— START Material —

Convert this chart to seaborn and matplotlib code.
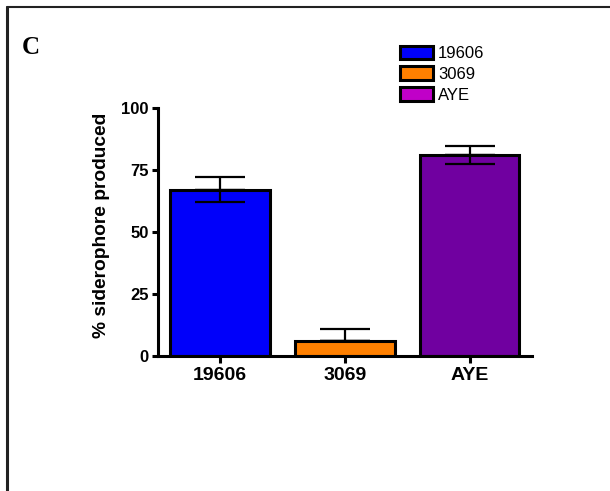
import numpy as np
import pandas as pd
import matplotlib
matplotlib.use("Agg")
import matplotlib.pyplot as plt
import seaborn as sns
from matplotlib.patches import Patch
from matplotlib.lines import Line2D

strains = ["19606", "3069", "AYE"]
siderophore = [67, 6, 81]
err_upper = [5, 5, 3.5]
err_lower = [5, 0, 3.5]
bar_colors = ["#0000FA", "#FF8000", "#7000A0"]
legend_colors = ["#0000FA", "#FF8000", "#C000C8"]
yticks = [0, 25, 50, 75, 100]

df = pd.DataFrame({"strain": strains, "value": siderophore})

sns.set_style("white")
plt.rcParams["font.family"] = ["Liberation Sans", "DejaVu Sans"]
plt.rcParams["text.color"] = "black"
plt.rcParams["xtick.color"] = "black"
plt.rcParams["ytick.color"] = "black"
plt.rcParams["axes.labelcolor"] = "black"

fig = plt.figure(figsize=(6.1, 4.91), dpi=100)
ax = fig.add_axes([0.259, 0.275, 0.613, 0.505])

sns.barplot(data=df, x="strain", y="value", hue="strain", palette=bar_colors,
            saturation=1, width=0.8, edgecolor="black", linewidth=2.2,
            legend=False, ax=ax, zorder=2)

x = np.arange(len(strains))
ax.errorbar(x, siderophore, yerr=[np.zeros(len(x)), err_upper],
            fmt="none", ecolor="black", elinewidth=1.6, capsize=18, capthick=1.6, zorder=1)
ax.errorbar(x, siderophore, yerr=[err_lower, np.zeros(len(x))],
            fmt="none", ecolor="black", elinewidth=1.6, capsize=18, capthick=1.6, zorder=3)

ax.set_xlim(-0.5, 2.5)
ax.set_ylim(0, 100)
ax.set_yticks(yticks)
ax.set_xlabel("")
ax.set_ylabel("% siderophore produced", fontsize=13.8, fontweight="bold")
ax.yaxis.set_label_coords(-0.128, 0.528)
for sp in ["top", "right"]:
    ax.spines[sp].set_visible(False)
for sp in ["left", "bottom"]:
    ax.spines[sp].set_linewidth(2.2)
    ax.spines[sp].set_color("black")
ax.tick_params(axis="y", direction="out", length=4.5, width=2.2, pad=2, labelsize=12, left=True)
ax.tick_params(axis="x", direction="out", length=5, width=2.2, pad=3, labelsize=14, bottom=True)
for lab in ax.get_xticklabels() + ax.get_yticklabels():
    lab.set_fontweight("bold")

handles = [Patch(facecolor=c, edgecolor="black", linewidth=2.2) for c in legend_colors]
fig.legend(handles, strains, loc="upper left", bbox_to_anchor=(0.655, 0.907),
           frameon=False, fontsize=12, handlelength=2.0, handleheight=0.9,
           labelspacing=0.3, handletextpad=0.3, borderpad=0, borderaxespad=0)

fig.text(0.036, 0.891, "C", fontsize=18, fontweight="bold",
         family=["Liberation Serif", "DejaVu Serif"], ha="left", va="baseline")

# panel frame (top and left edges)
fig.add_artist(Line2D([0.011, 1.0], [0.986, 0.986], color="#222222", linewidth=1.5,
                      transform=fig.transFigure))
fig.add_artist(Line2D([0.011, 0.011], [0.0, 0.986], color="#222222", linewidth=2.2,
                      transform=fig.transFigure))

fig.savefig("out.png", dpi=100)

— END Material —

[Aim]:
Repeat the full listing above exactly, with no pictures in the copy.

[Response for this exercise]:
Convert this chart to seaborn and matplotlib code.
import numpy as np
import pandas as pd
import matplotlib
matplotlib.use("Agg")
import matplotlib.pyplot as plt
import seaborn as sns
from matplotlib.patches import Patch
from matplotlib.lines import Line2D

strains = ["19606", "3069", "AYE"]
siderophore = [67, 6, 81]
err_upper = [5, 5, 3.5]
err_lower = [5, 0, 3.5]
bar_colors = ["#0000FA", "#FF8000", "#7000A0"]
legend_colors = ["#0000FA", "#FF8000", "#C000C8"]
yticks = [0, 25, 50, 75, 100]

df = pd.DataFrame({"strain": strains, "value": siderophore})

sns.set_style("white")
plt.rcParams["font.family"] = ["Liberation Sans", "DejaVu Sans"]
plt.rcParams["text.color"] = "black"
plt.rcParams["xtick.color"] = "black"
plt.rcParams["ytick.color"] = "black"
plt.rcParams["axes.labelcolor"] = "black"

fig = plt.figure(figsize=(6.1, 4.91), dpi=100)
ax = fig.add_axes([0.259, 0.275, 0.613, 0.505])

sns.barplot(data=df, x="strain", y="value", hue="strain", palette=bar_colors,
            saturation=1, width=0.8, edgecolor="black", linewidth=2.2,
            legend=False, ax=ax, zorder=2)

x = np.arange(len(strains))
ax.errorbar(x, siderophore, yerr=[np.zeros(len(x)), err_upper],
            fmt="none", ecolor="black", elinewidth=1.6, capsize=18, capthick=1.6, zorder=1)
ax.errorbar(x, siderophore, yerr=[err_lower, np.zeros(len(x))],
            fmt="none", ecolor="black", elinewidth=1.6, capsize=18, capthick=1.6, zorder=3)

ax.set_xlim(-0.5, 2.5)
ax.set_ylim(0, 100)
ax.set_yticks(yticks)
ax.set_xlabel("")
ax.set_ylabel("% siderophore produced", fontsize=13.8, fontweight="bold")
ax.yaxis.set_label_coords(-0.128, 0.528)
for sp in ["top", "right"]:
    ax.spines[sp].set_visible(False)
for sp in ["left", "bottom"]:
    ax.spines[sp].set_linewidth(2.2)
    ax.spines[sp].set_color("black")
ax.tick_params(axis="y", direction="out", length=4.5, width=2.2, pad=2, labelsize=12, left=True)
ax.tick_params(axis="x", direction="out", length=5, width=2.2, pad=3, labelsize=14, bottom=True)
for lab in ax.get_xticklabels() + ax.get_yticklabels():
    lab.set_fontweight("bold")

handles = [Patch(facecolor=c, edgecolor="black", linewidth=2.2) for c in legend_colors]
fig.legend(handles, strains, loc="upper left", bbox_to_anchor=(0.655, 0.907),
           frameon=False, fontsize=12, handlelength=2.0, handleheight=0.9,
           labelspacing=0.3, handletextpad=0.3, borderpad=0, borderaxespad=0)

fig.text(0.036, 0.891, "C", fontsize=18, fontweight="bold",
         family=["Liberation Serif", "DejaVu Serif"], ha="left", va="baseline")

# panel frame (top and left edges)
fig.add_artist(Line2D([0.011, 1.0], [0.986, 0.986], color="#222222", linewidth=1.5,
                      transform=fig.transFigure))
fig.add_artist(Line2D([0.011, 0.011], [0.0, 0.986], color="#222222", linewidth=2.2,
                      transform=fig.transFigure))

fig.savefig("out.png", dpi=100)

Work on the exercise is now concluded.